Twitter reported solid sales during its first earnings report since its initial public offering in 2013, but its stock dropped in trading after hours on its disappointing outlook.
The company reported that sales were $243 million during the fourth quarter, which was up 116% from the same period a year ago. That easily exceeded the estimate of revenue of $218 million by Wall Street.
However, for the first quarter of 2014, Twitter said it expected sales of $230 million to $240 million, which would double the revenue from last year at the same time, but lower than the most recent quarter that ended 2013.
Shares of Twitter were off by almost 18% in trading after hours following a conference call with analysts.
Twitter reported a $511 million loss during the quarter. Twitter has not yet earned a profit, but most of its loss was because employees cashed out of their compensation that was stock based.
Excluding those transactions and other expenses that were just one-time, Twitter said it had earned $10 million or 2 cents per share. Analysts expected 2 cents per share.
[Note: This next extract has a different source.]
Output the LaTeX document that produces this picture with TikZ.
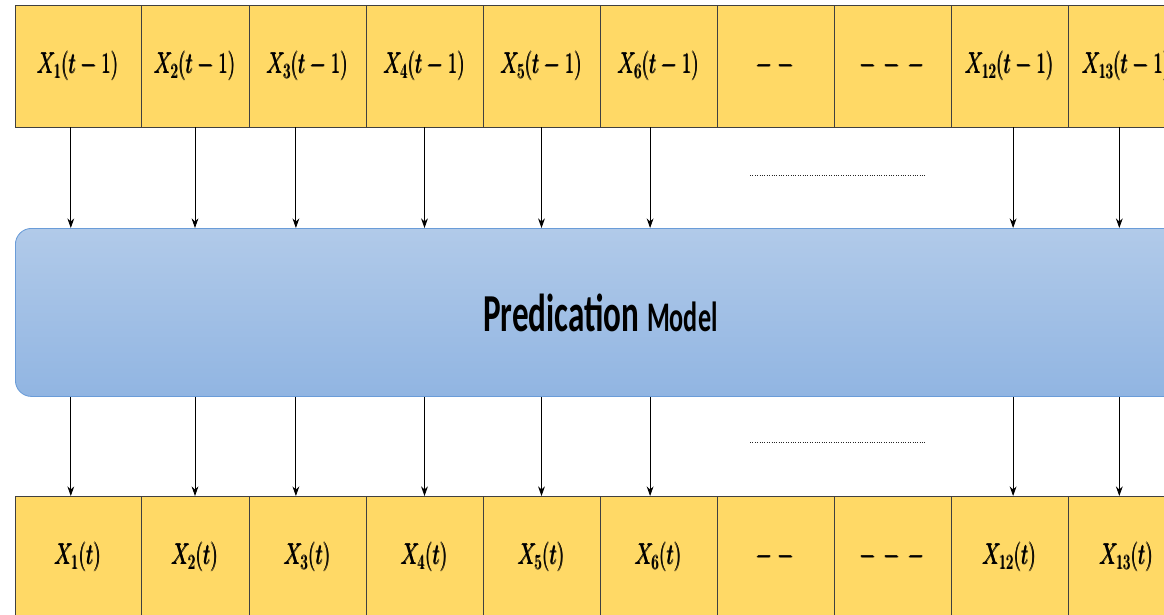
\documentclass[tikz,border=0pt]{standalone}
\usepackage{amsmath}
\usepackage{fontspec}
\usepackage{graphicx}
\usetikzlibrary{positioning,arrows.meta}
\newfontfamily\modelfont{Carlito}
\definecolor{cellgold}{HTML}{FFD966}
\definecolor{modeltop}{HTML}{B1CAE9}
\definecolor{modelbot}{HTML}{91B5E2}
\definecolor{modeledge}{HTML}{6A9CD8}
\newcommand{\sqz}[1]{\scalebox{0.62}[1]{#1}}
\newcommand{\cellmath}[1]{\scalebox{0.71}[1]{$\pmb{#1}$}}
\begin{document}
\begin{tikzpicture}[node distance=0pt]
    \tikzstyle{cell} = [rectangle, minimum width=2.925cm, minimum height=3.05cm,
        inner sep=0pt, outer sep=0pt, text centered, draw=black!75, fill=cellgold,
        font=\fontsize{20.74}{24}\selectfont]
    \tikzstyle{model} = [rectangle, rounded corners=0.4cm, minimum width=29.25cm,
        minimum height=4.2cm, draw=modeledge, semithick,
        top color=modeltop, bottom color=modelbot]
    \tikzstyle{arrow} = [semithick,->,>={Stealth[length=2.4mm,width=1.7mm]}]
    \tikzstyle{gap} = [densely dotted, black!85, line width=0.7pt]

    \clip (0,0) rectangle (29.1,-15.35);

    % Entrees a l'instant t-1
    \node (a1) [cell, minimum width=3.15cm, anchor=north west] at (0.375,-0.125) {\cellmath{X_1(t-1)}};
    \node (a2) [cell, minimum width=2.7cm, right=of a1] {\cellmath{X_2(t-1)}};
    \node (a3) [cell, right=of a2] {\cellmath{X_3(t-1)}};
    \node (a4) [cell, right=of a3] {\cellmath{X_4(t-1)}};
    \node (a5) [cell, right=of a4] {\cellmath{X_5(t-1)}};
    \node (a6) [cell, right=of a5] {\cellmath{X_6(t-1)}};
    \node (a7) [cell, right=of a6] {\cellmath{-\;-}};
    \node (a8) [cell, right=of a7] {\cellmath{-\,-\,-}};
    \node (a9) [cell, right=of a8] {\cellmath{X_{12}(t-1)}};
    \node (a10) [cell, right=of a9] {\cellmath{X_{13}(t-1)}};

    \node (m) [model, anchor=north west] at (0.375,-5.7)
        {\modelfont\bfseries\sqz{\fontsize{38}{40}\selectfont Predication
        \fontsize{30}{32}\selectfont Model}};

    % Sorties a l'instant t
    \node (b1) [cell, minimum width=3.15cm, anchor=north west] at (0.375,-12.4) {\cellmath{X_1(t)}};
    \node (b2) [cell, minimum width=2.7cm, right=of b1] {\cellmath{X_2(t)}};
    \node (b3) [cell, right=of b2] {\cellmath{X_3(t)}};
    \node (b4) [cell, right=of b3] {\cellmath{X_4(t)}};
    \node (b5) [cell, right=of b4] {\cellmath{X_5(t)}};
    \node (b6) [cell, right=of b5] {\cellmath{X_6(t)}};
    \node (b7) [cell, right=of b6] {\cellmath{-\;-}};
    \node (b8) [cell, right=of b7] {\cellmath{-\,-\,-}};
    \node (b9) [cell, right=of b8] {\cellmath{X_{12}(t)}};
    \node (b10) [cell, right=of b9] {\cellmath{X_{13}(t)}};

    \draw [arrow] ([xshift=-0.18cm]a1.south) -- ([xshift=-0.18cm]a1.south |- m.north);
    \draw [arrow] (a2) -- (a2 |- m.north);
    \draw [arrow] ([xshift=-0.29cm]a3.south) -- ([xshift=-0.29cm]a3.south |- m.north);
    \draw [arrow] (a4) -- (a4 |- m.north);
    \draw [arrow] (a5) -- (a5 |- m.north);
    \draw [arrow] ([xshift=-0.21cm]a6.south) -- ([xshift=-0.21cm]a6.south |- m.north);
    \draw [arrow] ([xshift=0.09cm]a9.south) -- ([xshift=0.09cm]a9.south |- m.north);
    \draw [arrow] ([xshift=-0.18cm]a10.south) -- ([xshift=-0.18cm]a10.south |- m.north);

    \draw [arrow] ([xshift=-0.18cm]m.south -| b1) -- ([xshift=-0.18cm]b1.north);
    \draw [arrow] (m.south -| b2) -- (b2);
    \draw [arrow] ([xshift=-0.29cm]m.south -| b3) -- ([xshift=-0.29cm]b3.north);
    \draw [arrow] (m.south -| b4) -- (b4);
    \draw [arrow] (m.south -| b5) -- (b5);
    \draw [arrow] ([xshift=-0.21cm]m.south -| b6) -- ([xshift=-0.21cm]b6.north);
    \draw [arrow] ([xshift=0.09cm]m.south -| b9) -- ([xshift=0.09cm]b9.north);
    \draw [arrow] ([xshift=-0.18cm]m.south -| b10) -- ([xshift=-0.18cm]b10.north);

    % Pointilles entre les colonnes omises
    \draw [gap] (18.75,-4.375) -- (23.15,-4.375);
    \draw [gap] (18.75,-11.05) -- (23.15,-11.05);
\end{tikzpicture}
\end{document}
Twitter also is facing a user growth slowdown. Twitter said 243 million people had used its site monthly during the last quarter. While that was a jump of 30% compared to the same period one year ago, it was just an increase of 3.9% from the third quarter.
Over the four previous quarters, the average for quarter over quarter rate of growth was 7.4%, while in 2012 that growth was 10.3%.
Mobile however was a bright spot: Mobile users jumped by 37% year-to-year and over 75% of all Twitter users access the site through mobile devices, which is nearly the same percentage as during the previous three-month period.
Facebook has also seen success in mobile recently but struggled with that as well in the beginning.
The majority of the revenue on the site was from advertising with $220 million during the quarter, which was an increase from one year ago of 121%. Mobile sales were 75% of all ad sales. The other $23 million of revenue was from data licensing along with other sources.